Stored data entries:
-=-=-
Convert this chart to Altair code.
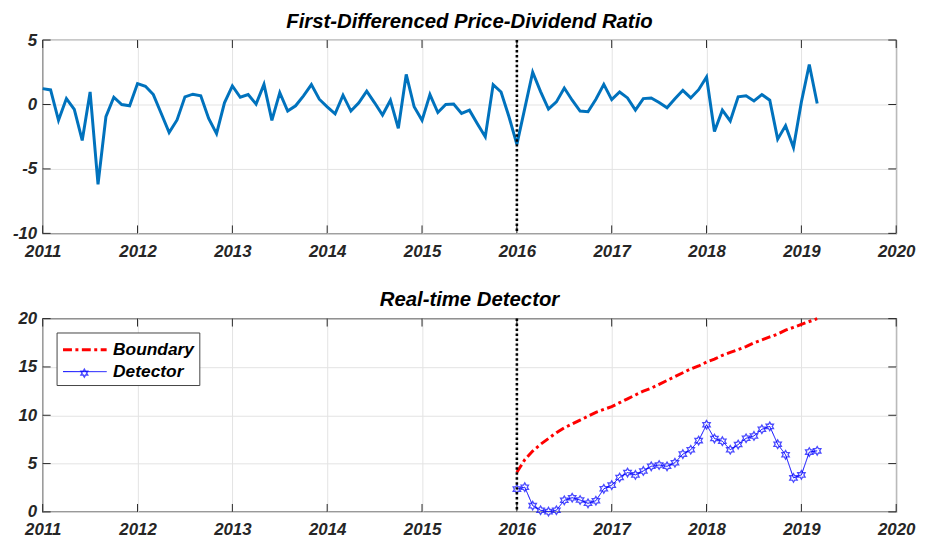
import altair as alt
import pandas as pd

# ---------------- data ----------------
years = list(range(2011, 2021))
top_yticks = [-10, -5, 0, 5]
bot_yticks = [0, 5, 10, 15, 20]
event_year = [2016]

# monthly first-differenced price-dividend ratio, Jan 2011 .. Mar 2019
pd_diff = [
    1.23, 1.13, -1.23, 0.46, -0.38, -2.79, 0.97, -6.2, -0.95, 0.56, 0.0, -0.1,
    1.62, 1.41, 0.77, -0.7, -2.18, -1.2, 0.59, 0.8, 0.67, -1.08, -2.26, 0.13,
    1.44, 0.56, 0.77, 0.03, 1.56, -1.23, 0.92, -0.51, -0.1, 0.67, 1.54, 0.41,
    -0.18, -0.72, 0.72, -0.51, 0.13, 1.03, 0.13, -0.82, 0.33, -1.85, 2.33, -0.18,
    -1.23, 0.77, -0.62, 0.0, 0.03, -0.69, -0.44, -1.5, -2.51, 1.54, 0.97, -0.95,
    -3.1, -0.3, 2.51, 1.0, -0.36, 0.2, 1.28, 0.33, -0.51, -0.56, 0.41, 1.56,
    0.38, 0.97, 0.51, -0.44, 0.46, 0.51, 0.15, -0.26, 0.44, 1.1, 0.51, 1.15,
    2.13, -2.1, -0.44, -1.28, 0.59, 0.67, 0.28, 0.77, 0.33, -2.69, -1.64, -3.33,
    0.2, 3.1, 0.08,
]

# monthly detector and boundary, Jan 2016 .. Mar 2019
detector = [
    2.36, 2.56, 0.65, 0.17, 0.03, 0.17, 1.2, 1.47, 1.23, 0.89, 1.16, 2.39,
    2.77, 3.56, 4.07, 3.83, 4.24, 4.72, 4.85, 4.72, 5.09, 5.98, 6.43, 7.38,
    9.02, 7.59, 7.32, 6.43, 6.97, 7.62, 7.86, 8.55, 8.85, 7.01, 5.91, 3.52,
    3.83, 6.19, 6.32,
]
boundary = [
    4.1, 5.4, 6.3, 7.0, 7.6, 8.2, 8.7, 9.1, 9.5, 9.9, 10.3, 10.6,
    10.9, 11.3, 11.7, 12.1, 12.5, 12.8, 13.2, 13.6, 14.0, 14.4, 14.8, 15.1,
    15.5, 15.8, 16.2, 16.5, 16.8, 17.1, 17.5, 17.8, 18.1, 18.4, 18.8, 19.1,
    19.4, 19.7, 20.0,
]
series_names = ["Boundary", "Detector"]

start_top = 2011
start_bot = 2016

# ---------------- tables ----------------
df_top = pd.DataFrame({"t": [start_top + i / 12 for i in range(len(pd_diff))], "v": pd_diff})
t_bot = [start_bot + i / 12 for i in range(len(detector))]
df_bot = pd.concat([
    pd.DataFrame({"t": t_bot, "v": boundary, "series": series_names[0]}),
    pd.DataFrame({"t": t_bot, "v": detector, "series": series_names[1]}),
])
df_det = pd.DataFrame({"t": t_bot, "v": detector, "marker": series_names[1]})
df_years = pd.DataFrame({"yr": years})
df_event = pd.DataFrame({"yr": event_year})

W, H = 861, 195
FONT = "Liberation Sans"
AXC = "#262626"
TICK = 8

# six-pointed star (MATLAB 'hexagram') in unit coordinates
STAR = [(0, -1), (-0.289, -0.5), (-0.866, -0.5), (-0.577, 0), (-0.866, 0.5), (-0.289, 0.5),
        (0, 1), (0.289, 0.5), (0.866, 0.5), (0.577, 0), (0.866, -0.5), (0.289, -0.5)]
hexagram = " ".join("%s%.3f,%.3f" % ("M" if i == 0 else "L", x, y)
                    for i, (x, y) in enumerate(STAR)) + " Z"
leg_line = "M-1,0 L3,0"

xscale = alt.Scale(domain=[2011, 2020], nice=False, zero=False)
xaxis = alt.Axis(values=years, format="d", title=None, ticks=False, domain=False,
                 grid=True, labelPadding=10, labelOverlap=False, labelFlush=False)


def panel(base_layer, yvals, ydom, title):
    yscale = alt.Scale(domain=ydom, nice=False, zero=False)
    yaxis = alt.Axis(values=yvals, title=None, ticks=False, domain=False, grid=True,
                     labelPadding=6, labelOverlap=False, labelFlush=False,
                     labelExpr="'' + datum.value")
    grid = alt.Chart(df_years).mark_rule(opacity=0).encode(
        x=alt.X("yr:Q", scale=xscale, axis=xaxis))
    df_y = pd.DataFrame({"yv": yvals})
    yg = alt.Chart(df_y).mark_rule(opacity=0).encode(
        y=alt.Y("yv:Q", scale=yscale, axis=yaxis))
    # inward tick marks on all four sides
    tb = alt.Chart(df_years).mark_rule(color=AXC, strokeWidth=1).encode(
        x=alt.X("yr:Q", scale=xscale), y=alt.value(H), y2=alt.value(H - TICK))
    tt = alt.Chart(df_years).mark_rule(color=AXC, strokeWidth=1).encode(
        x=alt.X("yr:Q", scale=xscale), y=alt.value(0), y2=alt.value(TICK))
    tl = alt.Chart(df_y).mark_rule(color=AXC, strokeWidth=1).encode(
        y=alt.Y("yv:Q", scale=yscale), x=alt.value(0), x2=alt.value(TICK))
    tr = alt.Chart(df_y).mark_rule(color=AXC, strokeWidth=1).encode(
        y=alt.Y("yv:Q", scale=yscale), x=alt.value(W), x2=alt.value(W - TICK))
    ev = alt.Chart(df_event).mark_rule(color="black", strokeWidth=2.6,
                                        strokeDash=[2.5, 2.5]).encode(
        x=alt.X("yr:Q", scale=xscale), y=alt.value(0), y2=alt.value(H))
    layers = [grid, yg, tb, tt, tl, tr] + base_layer + [ev]
    return alt.layer(*layers).properties(
        width=W, height=H,
        title=alt.TitleParams(title, font=FONT, fontSize=20.5, fontWeight="bold",
                              fontStyle="italic", color="black", offset=-1))


yscale_top = alt.Scale(domain=[-10, 5], nice=False, zero=False)
top_line = alt.Chart(df_top).mark_line(color="#0072BD", strokeWidth=3,
                                       strokeJoin="miter").encode(
    x=alt.X("t:Q", scale=xscale), y=alt.Y("v:Q", scale=yscale_top))

yscale_bot = alt.Scale(domain=[0, 20], nice=False, zero=False)
leg = alt.Legend(title=None)
bot_lines = alt.Chart(df_bot).mark_line().encode(
    x=alt.X("t:Q", scale=xscale),
    y=alt.Y("v:Q", scale=yscale_bot),
    color=alt.Color("series:N",
                    scale=alt.Scale(domain=series_names, range=["#FF0000", "#0000FF"]),
                    legend=leg),
    strokeDash=alt.StrokeDash("series:N",
                              scale=alt.Scale(domain=series_names,
                                              range=[[9, 3.5, 3, 3.5], [1, 0]]),
                              legend=leg),
    strokeWidth=alt.StrokeWidth("series:N",
                                scale=alt.Scale(domain=series_names, range=[3, 1]),
                                legend=leg),
)
# star marker; its own (label-less) legend puts the star over the Detector legend line
star_legend = alt.Legend(
    title=None, orient="none", legendX=37, legendY=50, padding=0,
    strokeColor="transparent", fillColor="transparent", labelOpacity=0,
    labelFontSize=1, labelOffset=0, labelLimit=1,
    symbolSize=60, symbolStrokeColor="#0000FF", symbolFillColor="transparent",
    symbolStrokeWidth=1.5, symbolType=hexagram, zindex=5,
)
bot_pts = alt.Chart(df_det).mark_point(filled=False, color="#0000FF",
                                       size=75, strokeWidth=1.3).encode(
    x=alt.X("t:Q", scale=xscale), y=alt.Y("v:Q", scale=yscale_bot),
    shape=alt.Shape("marker:N", scale=alt.Scale(domain=[series_names[1]], range=[hexagram]),
                    legend=star_legend),
)

top = panel([top_line], top_yticks, [-10, 5], "First-Differenced Price-Dividend Ratio")
bot = panel([bot_lines, bot_pts], bot_yticks, [0, 20], "Real-time Detector")

chart = alt.vconcat(top, bot, spacing=29).resolve_legend(
    color="independent", strokeDash="independent", strokeWidth="independent",
    shape="independent",
).properties(
    padding={"left": 3, "top": 0, "right": 5, "bottom": 0}
).configure_view(stroke=AXC, strokeWidth=1.2).configure_axis(
    labelFont=FONT, labelFontSize=17, labelFontWeight="bold", labelFontStyle="italic",
    labelColor=AXC, gridColor="#e3e3e3", gridWidth=1,
).configure_legend(
    orient="top-left", offset=14, padding=5, strokeColor="#444444", fillColor="white",
    symbolType=leg_line, symbolSize=484, symbolStrokeWidth=2,
    labelFont=FONT, labelFontSize=17.5, labelFontWeight="bold", labelFontStyle="italic",
    labelColor="black", rowPadding=2, labelOffset=27, cornerRadius=0,
)

chart.save("out.html", embed_options={"renderer": "svg", "actions": False})
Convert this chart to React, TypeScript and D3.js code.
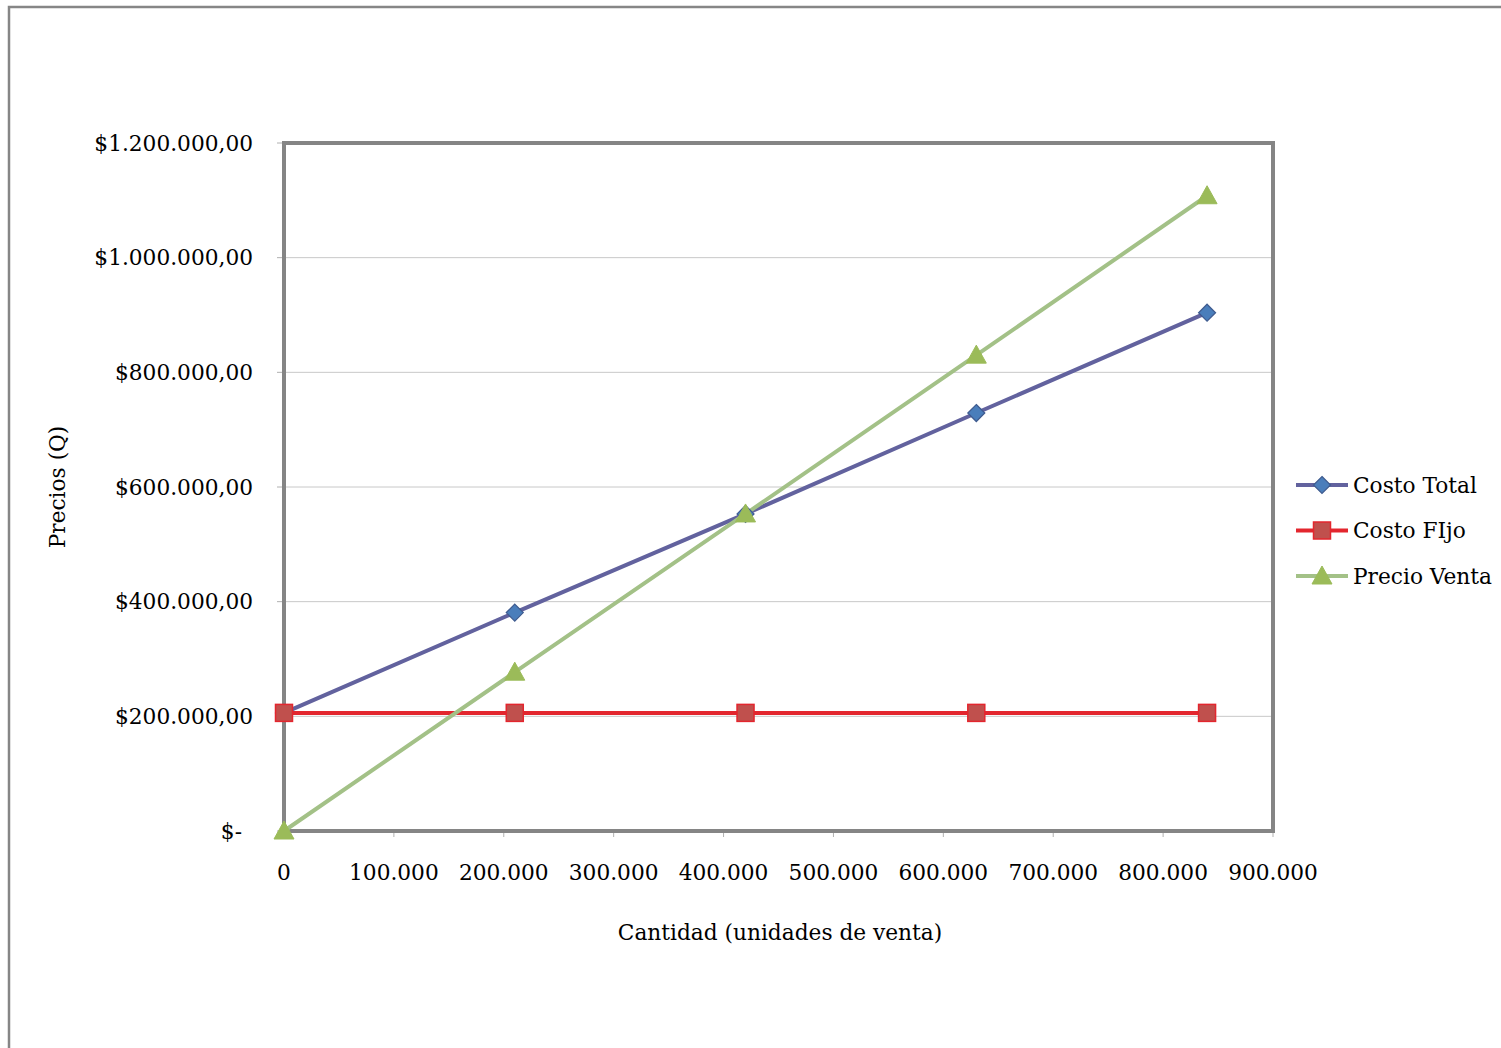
import React from "react";
import * as d3 from "d3";

const quantities = [0, 210000, 420000, 630000, 840000];
const costoTotal = [206000, 381000, 553000, 729000, 904000];
const costoFijo = [206000, 206000, 206000, 206000, 206000];
const precioVenta = [0, 277000, 553000, 830000, 1108000];
const yTicks = [0, 200000, 400000, 600000, 800000, 1000000, 1200000];
const yTickLabels = ["$-", "$200.000,00", "$400.000,00", "$600.000,00", "$800.000,00", "$1.000.000,00", "$1.200.000,00"];
const xTicks = [0, 100000, 200000, 300000, 400000, 500000, 600000, 700000, 800000, 900000];
const xTickLabels = ["0", "100.000", "200.000", "300.000", "400.000", "500.000", "600.000", "700.000", "800.000", "900.000"];
const seriesNames = ["Costo Total", "Costo FIjo", "Precio Venta"];

const FONT = "'DejaVu Serif', 'Liberation Serif', serif";
const FS = 21.7;

const series = [
  { name: seriesNames[0], values: costoTotal, line: "#62629E", fill: "#4A7EBB", stroke: "#3F5B8F", marker: "diamond" },
  { name: seriesNames[1], values: costoFijo, line: "#E3262E", fill: "#C0504D", stroke: "#E3262E", marker: "square" },
  { name: seriesNames[2], values: precioVenta, line: "#A3C187", fill: "#9BBB59", stroke: "#9BBB59", marker: "triangle" },
];

function Marker({ type, x, y, fill, stroke }: any) {
  if (type === "diamond") {
    const r = 8.5;
    return <path d={`M${x},${y - r}L${x + r},${y}L${x},${y + r}L${x - r},${y}Z`} fill={fill} stroke={stroke} strokeWidth={1.2} />;
  }
  if (type === "square") {
    const r = 8.5;
    return <rect x={x - r} y={y - r} width={2 * r} height={2 * r} fill={fill} stroke={stroke} strokeWidth={1.5} />;
  }
  const r = 10;
  return <path d={`M${x},${y - r}L${x + r},${y + 8}L${x - r},${y + 8}Z`} fill={fill} stroke={stroke} strokeWidth={1} />;
}

export default function App() {
  const left = 284, right = 1273, top = 143, bottom = 831;
  const x = d3.scaleLinear().domain([0, 900000]).range([left, right]);
  const y = d3.scaleLinear().domain([0, 1200000]).range([bottom, top]);
  const line = d3.line<number>().x((_, i) => x(quantities[i])).y((d) => y(d));

  return (
    <svg width={1501} height={1048} style={{ position: "absolute", left: 0, top: 0 }} fontFamily={FONT}>
      <rect x={0} y={0} width={1501} height={1048} fill="#fff" />
      <path d="M9,1048V7H1501" fill="none" stroke="#868686" strokeWidth={2.5} />
      {yTicks.slice(1, -1).map((t) => (
        <line key={t} x1={left} x2={right} y1={y(t)} y2={y(t)} stroke="#C8C8C8" strokeWidth={1} />
      ))}
      {xTicks.map((t) => (
        <line key={t} x1={x(t)} x2={x(t)} y1={bottom} y2={bottom + 6} stroke="#B0B0B0" strokeWidth={1} />
      ))}
      {yTicks.map((t) => (
        <line key={t} x1={left - 7} x2={left} y1={y(t)} y2={y(t)} stroke="#B0B0B0" strokeWidth={1} />
      ))}
      <rect x={left} y={top} width={right - left} height={bottom - top} fill="none" stroke="#858585" strokeWidth={4} />
      {series.map((s) => (
        <path key={s.name} d={line(s.values) || ""} fill="none" stroke={s.line} strokeWidth={4} strokeLinejoin="round" />
      ))}
      {series.map((s) =>
        s.values.map((v, i) => (
          <Marker key={s.name + i} type={s.marker} x={x(quantities[i])} y={y(v)} fill={s.fill} stroke={s.stroke} />
        ))
      )}
      {yTicks.map((t, i) => (
        <text key={t} x={t === 0 ? 242 : 253} y={y(t)} dy="0.35em" textAnchor="end" fontSize={FS} fill="#000">
          {yTickLabels[i]}
        </text>
      ))}
      {xTicks.map((t, i) => (
        <text key={t} x={x(t)} y={880} textAnchor="middle" fontSize={FS} fill="#000">
          {xTickLabels[i]}
        </text>
      ))}
      <text x={780} y={940} textAnchor="middle" fontSize={FS}>Cantidad (unidades de venta)</text>
      <text transform="translate(65,487) rotate(-90)" textAnchor="middle" fontSize={FS}>Precios (Q)</text>
      {series.map((s, i) => {
        const ly = 485 + i * 45.5;
        return (
          <g key={s.name}>
            <line x1={1296} x2={1348} y1={ly} y2={ly} stroke={s.line} strokeWidth={4} />
            <Marker type={s.marker} x={1322} y={ly} fill={s.fill} stroke={s.stroke} />
            <text x={1353} y={ly} dy="0.35em" fontSize={FS}>{s.name}</text>
          </g>
        );
      })}
    </svg>
  );
}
-=-=-
__THE EXERCISE__
Reproduce the material above from its first line through the line containing "start_bot = 2016", both ends included, and skip every picture.

__RESULT BELOW__
Convert this chart to Altair code.
import altair as alt
import pandas as pd

# ---------------- data ----------------
years = list(range(2011, 2021))
top_yticks = [-10, -5, 0, 5]
bot_yticks = [0, 5, 10, 15, 20]
event_year = [2016]

# monthly first-differenced price-dividend ratio, Jan 2011 .. Mar 2019
pd_diff = [
    1.23, 1.13, -1.23, 0.46, -0.38, -2.79, 0.97, -6.2, -0.95, 0.56, 0.0, -0.1,
    1.62, 1.41, 0.77, -0.7, -2.18, -1.2, 0.59, 0.8, 0.67, -1.08, -2.26, 0.13,
    1.44, 0.56, 0.77, 0.03, 1.56, -1.23, 0.92, -0.51, -0.1, 0.67, 1.54, 0.41,
    -0.18, -0.72, 0.72, -0.51, 0.13, 1.03, 0.13, -0.82, 0.33, -1.85, 2.33, -0.18,
    -1.23, 0.77, -0.62, 0.0, 0.03, -0.69, -0.44, -1.5, -2.51, 1.54, 0.97, -0.95,
    -3.1, -0.3, 2.51, 1.0, -0.36, 0.2, 1.28, 0.33, -0.51, -0.56, 0.41, 1.56,
    0.38, 0.97, 0.51, -0.44, 0.46, 0.51, 0.15, -0.26, 0.44, 1.1, 0.51, 1.15,
    2.13, -2.1, -0.44, -1.28, 0.59, 0.67, 0.28, 0.77, 0.33, -2.69, -1.64, -3.33,
    0.2, 3.1, 0.08,
]

# monthly detector and boundary, Jan 2016 .. Mar 2019
detector = [
    2.36, 2.56, 0.65, 0.17, 0.03, 0.17, 1.2, 1.47, 1.23, 0.89, 1.16, 2.39,
    2.77, 3.56, 4.07, 3.83, 4.24, 4.72, 4.85, 4.72, 5.09, 5.98, 6.43, 7.38,
    9.02, 7.59, 7.32, 6.43, 6.97, 7.62, 7.86, 8.55, 8.85, 7.01, 5.91, 3.52,
    3.83, 6.19, 6.32,
]
boundary = [
    4.1, 5.4, 6.3, 7.0, 7.6, 8.2, 8.7, 9.1, 9.5, 9.9, 10.3, 10.6,
    10.9, 11.3, 11.7, 12.1, 12.5, 12.8, 13.2, 13.6, 14.0, 14.4, 14.8, 15.1,
    15.5, 15.8, 16.2, 16.5, 16.8, 17.1, 17.5, 17.8, 18.1, 18.4, 18.8, 19.1,
    19.4, 19.7, 20.0,
]
series_names = ["Boundary", "Detector"]

start_top = 2011
start_bot = 2016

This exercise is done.